_AVAILABLE DATA_
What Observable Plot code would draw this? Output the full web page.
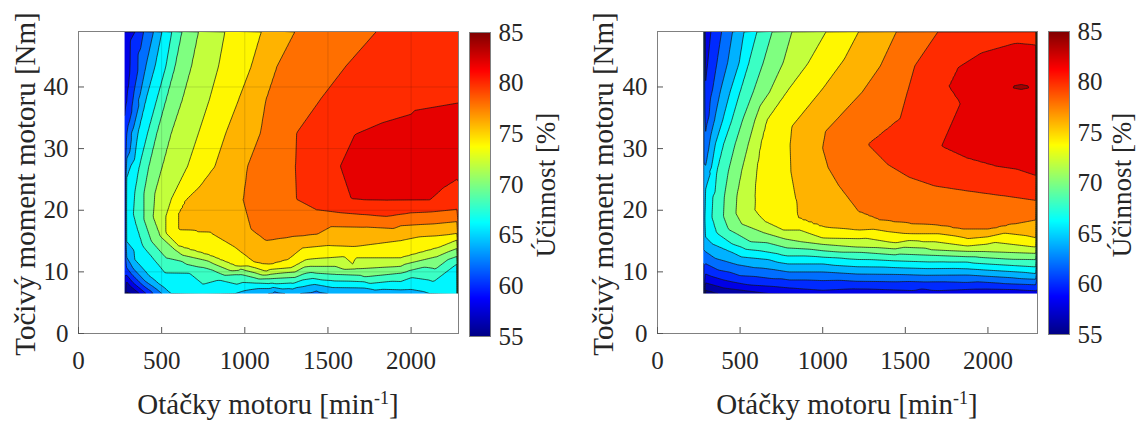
<!DOCTYPE html>
<html><head><meta charset="utf-8">
<script src="https://cdn.jsdelivr.net/npm/d3@7"></script>
<script src="https://cdn.jsdelivr.net/npm/@observablehq/plot@0.6"></script>
<style>
body{margin:0;background:#fff;}
#root{position:relative;width:1136px;height:421px;overflow:hidden;font-family:"Liberation Serif","Times New Roman",serif;color:#262626;background:#fff;}
.p{position:absolute;top:0;}
.lab{position:absolute;white-space:nowrap;font-size:29px;line-height:1;transform:translate(-50%,-50%);}
.rot{transform:translate(-50%,-50%) rotate(-90deg);}
.sup{font-size:0.62em;vertical-align:0.6em;}
</style></head>
<body><div id="root"></div>
<script>
// ---------- axes / scale values ----------
const xTicks = [0, 500, 1000, 1500, 2000];
const yTicks = [0, 10, 20, 30, 40];
const cbTicks = [55, 60, 65, 70, 75, 80, 85];
const levels = [54, 56, 58, 60, 62, 64, 66, 68, 70, 72, 74, 76, 78, 80, 82, 84];
const effRange = [55, 85];
const torqueMax = 49;
const leftRpmMax = 2285;
const rightRpmMax = 2300;

// ---------- left map: contour lines [rpm, torque] per efficiency level ----------
const leftC60 = [[342,49],[310,42],[280,35.2]];
const leftC62 = [[392,49],[336,39.5],[280,30.5]];
const leftC64 = [[452,49],[405,43.3],[361,37.9],[318,32.5],[280,27.5]];
const leftC66 = [[502,49],[460,43.3],[405,37.9],[357,32.5],[313,27.1],[280,24.5]];
const leftC68 = [[562,49],[526,43.3],[471,37.9],[416,32.5],[366,27.1],[339,22.8],[344,18.0],[388,14.2],[471,11.5],[668,9.8],[843,8.7],[1062,8.2],[1347,8.7],[1719,8.4],[2004,9.1],[2285,11.5]];
const leftC70 = [[622,49],[580,43.3],[526,37.9],[471,32.5],[423,27.1],[394,22.8],[394,18.5],[438,15.0],[526,12.3],[756,10.7],[975,9.6],[1150,8.9],[1347,9.6],[1544,9.6],[1719,9.2],[1938,9.8],[2285,12.6]];
const leftC72 = [[722,49],[679,43.3],[624,37.9],[558,32.5],[504,27.1],[460,22.8],[449,19.0],[493,15.8],[580,13.6],[777,11.8],[975,10.5],[1150,9.6],[1303,10.0],[1391,10.9],[1544,10.9],[1675,10.5],[1938,10.9],[2157,12.5],[2285,13.9]];
const leftC74 = [[882,49],[843,43.3],[788,37.9],[723,32.5],[657,27.1],[558,21.7],[526,19.0],[526,16.3],[602,14.2],[799,12.6],[953,10.9],[1128,10.1],[1281,10.7],[1369,12.0],[1500,12.3],[1653,11.2],[1938,12.3],[2157,13.9],[2285,15.3]];
const leftC76 = [[1102,49],[1040,43.3],[964,37.9],[887,32.5],[821,27.1],[723,23.6],[646,21.7],[602,19.6],[602,16.9],[799,16.3],[931,14.2],[1062,11.5],[1150,11.2],[1259,12.0],[1347,13.9],[1500,14.3],[1653,14.1],[1938,15.1],[2285,16.3]];
const leftC78 = [[1303,49],[1194,43.3],[1128,37.9],[1095,32.5],[1018,27.1],[992,21.7],[1040,16.9],[1128,15.1],[1281,15.7],[1434,16.1],[1522,17.4],[1719,17.3],[1938,17.5],[2285,18.2]];
const leftC80 = [[1796,49],[1610,43.3],[1456,37.9],[1314,32.5],[1307,27.2],[1314,21.8],[1434,20.1],[1719,19.3],[1851,19.0],[2004,19.6],[2285,20.2]];
const leftC82 = [[2285,36.8],[2004,35.5],[1829,34.1],[1664,32.2],[1577,27.1],[1643,21.8],[1851,21.6],[2113,21.7],[2190,23.6],[2285,25.2]];
const leftC66b = [[280,15.3],[339,12.0],[427,9.3],[515,7.4],[560,6.4]];
const leftC64b = [[280,12.8],[330,10.5],[400,8.5],[470,7.2],[505,6.4]];
const leftC62b = [[280,11.0],[320,9.6],[380,8.0],[450,6.4]];
const leftC60b = [[280,9.8],[330,8.2],[410,6.4]];
const leftC58b = [[280,8.7],[320,7.5],[370,6.4]];
const leftC56b = [[280,7.6],[330,6.4]];
const leftC66c = [[931,6.4],[1000,7.0],[1150,7.3],[1347,7.6],[1500,7.6],[1719,7.4],[1938,7.1],[2080,6.8],[2124,6.4]];
const leftC64c = [[1100,6.4],[1180,6.8],[1260,6.4]];
const leftC64d = [[1300,6.4],[1430,7.0],[1520,6.4]];
// extra readings [rpm, torque, efficiency]
const leftExtra = [[280,49,58.6],[2285,49,81.6],[280,6.4,55.4],[2285,6.4,66.8],[280,20,66.4],[745,6.4,66.8],
  [1000,6.4,65.3],[1180,6.4,63.6],[1280,6.4,64.3],[1430,6.4,63.4],[1800,6.4,64.8],[2000,6.4,65.2],
  [1950,28,83.4],[2150,30,83.3],[2285,30,83.2],[1750,27,82.9]];
const leftLines = [[60,leftC60],[62,leftC62],[64,leftC64],[66,leftC66],[68,leftC68],[70,leftC70],[72,leftC72],[74,leftC74],[76,leftC76],[78,leftC78],[80,leftC80],[82,leftC82],
  [66,leftC66b],[64,leftC64b],[62,leftC62b],[60,leftC60b],[58,leftC58b],[56,leftC56b],[66,leftC66c],[64,leftC64c],[64,leftC64d]];

// ---------- right map ----------
const rightC60 = [[324,49],[305,44],[288,40],[280,36]];
const rightC62 = [[389,49],[360,43.9],[320,38],[295,33.5],[280,30]];
const rightC64 = [[455,49],[425,43.9],[380,39.2],[345,34.6],[310,30],[290,27],[280,25.5]];
const rightC66 = [[525,49],[495,43.9],[440,39.2],[395,34.6],[350,30.7],[315,26.4],[292,23.5],[280,21.5]];
const rightC68 = [[603,49],[553,43.9],[500,39.2],[450,34.6],[400,30.7],[360,26.4],[335,22.2],[330,19.0],[360,16.3],[455,14.5],[673,13.2],[1001,12.4],[1438,11.8],[1876,11.6],[2300,10.8]];
const rightC70 = [[695,49],[640,43.9],[580,39.2],[515,34.6],[470,30.7],[430,26.4],[405,22.2],[400,19.0],[430,16.9],[564,14.9],[783,13.9],[1220,13.2],[1657,12.7],[2300,12.0]];
const rightC72 = [[815,49],[761,43.9],[680,39.2],[590,34.6],[550,30.7],[510,26.4],[480,22.2],[475,19.5],[510,17.8],[651,16.3],[870,14.9],[1220,14.0],[1657,13.6],[1985,13.3],[2300,13.0]];
const rightC74 = [[1023,49],[914,43.9],[783,39.2],[662,34.6],[625,30.7],[600,26.4],[590,22.2],[585,20.1],[651,18.2],[761,16.8],[1001,15.5],[1438,14.7],[1876,14.2],[2300,14.0]];
const rightC76 = [[1220,49],[1132,44.5],[1001,39.7],[870,35.4],[815,33.6],[804,30.7],[809,26.4],[837,22.2],[853,18.7],[1001,17.3],[1220,16.8],[1548,16.2],[1876,15.4],[2300,15.5]];
const rightC78 = [[1449,49],[1351,43.4],[1242,39.2],[1110,35.4],[1019,32.8],[1001,30.1],[1034,27.0],[1100,24.0],[1220,19.8],[1351,18.4],[1548,17.8],[1723,17.5],[1843,16.9],[2007,16.9],[2160,17.8],[2300,18.5]];
const rightC80 = [[1701,49],[1559,43.4],[1515,39.2],[1471,34.9],[1277,30.7],[1395,27.5],[1526,25.4],[1679,24.0],[1876,23.2],[2094,22.4],[2300,21.6]];
const rightC82 = [[2300,46.6],[2160,47.0],[1963,45.5],[1821,43.1],[1766,40.1],[1836,37.3],[1723,30.4],[1876,28.5],[2050,27.2],[2300,25.6]];
const rightC84 = [[2130,40],[2270,40]];
const rightC66b = [[280,16.0],[330,14.6],[450,13.2],[673,12.0],[1001,11.3],[1438,10.7],[1876,10.5],[2300,9.7]];
const rightC64b = [[280,13.5],[350,12.2],[480,11.2],[700,10.4],[1001,10.0],[1438,9.6],[1876,9.5],[2300,8.8]];
const rightC62b = [[280,11.5],[370,10.3],[500,9.4],[700,8.9],[1001,8.6],[1438,8.4],[1876,8.3],[2300,7.9]];
const rightC60b = [[280,9.8],[400,8.7],[550,7.9],[800,7.4],[1200,7.3],[1600,7.3],[2000,7.3],[2300,7.0]];
const rightC58b = [[280,8.3],[400,7.4],[550,6.9],[700,6.4]];
const rightC56b = [[280,7.2],[380,6.4]];
const rightExtra = [[280,49,58.5],[2300,49,81.7],[280,6.4,55.5],[2300,6.4,59.4],[1000,6.4,59.2],[1600,6.4,59.2],
  [280,18.7,67.0],[2100,35,83.4],[1950,36,83.0],[2200,28,82.6],[2300,35,83.5],[2300,40,83.8],[2100,44,83.0],
  [2200,40,84.5],[2200,39.2,83.5],[2200,40.8,83.5]];
const rightLines = [[60,rightC60],[62,rightC62],[64,rightC64],[66,rightC66],[68,rightC68],[70,rightC70],[72,rightC72],[74,rightC74],[76,rightC76],[78,rightC78],[80,rightC80],[82,rightC82],[84,rightC84],
  [66,rightC66b],[64,rightC64b],[62,rightC62b],[60,rightC60b],[58,rightC58b],[56,rightC56b]];

// ---------- helpers ----------
function samples(lines, extra) {
  const out = [];
  for (const [v, pts] of lines) for (const [x, y] of pts) out.push({x, y, v});
  for (const [x, y, v] of extra) out.push({x, y, v});
  return out;
}
// thresholds a hair below each level so flat triangles on a level line stay stable
const thresholds = levels.map(l => l - 0.02);
const jet = d3.scaleLinear()
  .domain([0, 0.125, 0.375, 0.625, 0.875, 1])
  .range(["#000084", "#0000ff", "#00ffff", "#ffff00", "#ff0000", "#800000"])
  .clamp(true);
const colorOpts = {type: "linear", domain: effRange, interpolate: (t) => jet(t), clamp: true};
const fontStack = "'Liberation Serif', 'Times New Roman', serif";
const style = {fontFamily: fontStack, fontSize: "25px", color: "#262626", background: "transparent", overflow: "visible"};

function mapPlot(data, xMax, grid, mLeft, mRight) {
  const x0 = d3.min(data, d => d.x), y0 = d3.min(data, d => d.y);
  const marks = [
    Plot.contour(data, {x: "x", y: "y", fill: "v", thresholds, interpolate: "barycentric",
      x1: x0 - 200, x2: xMax + 200, y1: y0 - 3, y2: torqueMax + 3,
      stroke: "#141414", strokeWidth: 0.8, strokeOpacity: 0.9, clip: true})
  ];
  if (grid) {
    marks.push(Plot.gridX(xTicks.slice(1), {stroke: "#000", strokeOpacity: 0.13}));
    marks.push(Plot.gridY(yTicks.slice(1), {stroke: "#000", strokeOpacity: 0.13}));
  }
  marks.push(Plot.rect([{x1: 0, x2: x0, y1: 0, y2: torqueMax}, {x1: 0, x2: xMax, y1: 0, y2: y0}],
    {x1: "x1", x2: "x2", y1: "y1", y2: "y2", fill: "white"}));
  marks.push(Plot.frame({stroke: "#808080"}));
  marks.push(Plot.axisX(xTicks, {tickSize: -6, tickPadding: 24, tickFormat: "d", stroke: "#555", label: null}));
  marks.push(Plot.axisY(yTicks, {tickSize: -6, tickPadding: 16, tickFormat: "d", stroke: "#555", label: null}));
  return Plot.plot({
    width: mLeft + 380 + mRight, height: 421,
    marginLeft: mLeft, marginRight: mRight, marginTop: 31, marginBottom: 88,
    x: {domain: [0, xMax]}, y: {domain: [0, torqueMax]},
    color: colorOpts, style, marks
  });
}
function colorbar(mLeft, mRight, mTop, mBottom) {
  return Plot.plot({
    width: mLeft + 21 + mRight, height: 421,
    marginLeft: mLeft, marginRight: mRight, marginTop: mTop, marginBottom: mBottom,
    x: {domain: [0, 1], axis: null}, y: {domain: effRange},
    color: colorOpts, style,
    marks: [
      Plot.raster({fill: (x, y) => y, x1: 0, x2: 1, y1: effRange[0], y2: effRange[1]}),
      Plot.frame({stroke: "#808080"}),
      Plot.axisY(cbTicks, {anchor: "right", tickSize: 0, tickPadding: 8, tickFormat: "d", label: null})
    ]
  });
}

const root = document.getElementById("root");
function place(node, left) { node.classList.add("p"); node.style.left = left + "px"; root.appendChild(node); }
place(mapPlot(samples(leftLines, leftExtra), leftRpmMax, true, 78, 2), 0);
place(colorbar(9, 80, 32, 85), 460);
place(mapPlot(samples(rightLines, rightExtra), rightRpmMax, false, 87, 3), 570);
place(colorbar(8, 67, 31, 87), 1040);

const yLab = "Točivý moment motoru [Nm]";
const xLab = 'Otáčky motoru [min<span class="sup">-1</span>]';
const cLab = "Účinnost [%]";
function label(html, cx, cy, rot, size) {
  const d = document.createElement("div");
  d.className = "lab" + (rot ? " rot" : "");
  d.innerHTML = html; d.style.left = cx + "px"; d.style.top = cy + "px";
  if (size) d.style.fontSize = size + "px";
  root.appendChild(d);
}
label(yLab, 25, 184, true);
label(xLab, 268, 404, false);
label(cLab, 546, 185, true, 27);
label(yLab, 603, 184, true);
label(xLab, 847, 404, false);
label(cLab, 1122, 185, true, 27);
</script>
</body></html>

_GIVEN INSTRUCTION_
Return nothing but the lines running from the start of the data to the line with "const rightRpmMax = 2300;", please, both ends included and no pictures.

_TASK RESULT_
What Observable Plot code would draw this? Output the full web page.
<!DOCTYPE html>
<html><head><meta charset="utf-8">
<script src="https://cdn.jsdelivr.net/npm/d3@7"></script>
<script src="https://cdn.jsdelivr.net/npm/@observablehq/plot@0.6"></script>
<style>
body{margin:0;background:#fff;}
#root{position:relative;width:1136px;height:421px;overflow:hidden;font-family:"Liberation Serif","Times New Roman",serif;color:#262626;background:#fff;}
.p{position:absolute;top:0;}
.lab{position:absolute;white-space:nowrap;font-size:29px;line-height:1;transform:translate(-50%,-50%);}
.rot{transform:translate(-50%,-50%) rotate(-90deg);}
.sup{font-size:0.62em;vertical-align:0.6em;}
</style></head>
<body><div id="root"></div>
<script>
// ---------- axes / scale values ----------
const xTicks = [0, 500, 1000, 1500, 2000];
const yTicks = [0, 10, 20, 30, 40];
const cbTicks = [55, 60, 65, 70, 75, 80, 85];
const levels = [54, 56, 58, 60, 62, 64, 66, 68, 70, 72, 74, 76, 78, 80, 82, 84];
const effRange = [55, 85];
const torqueMax = 49;
const leftRpmMax = 2285;
const rightRpmMax = 2300;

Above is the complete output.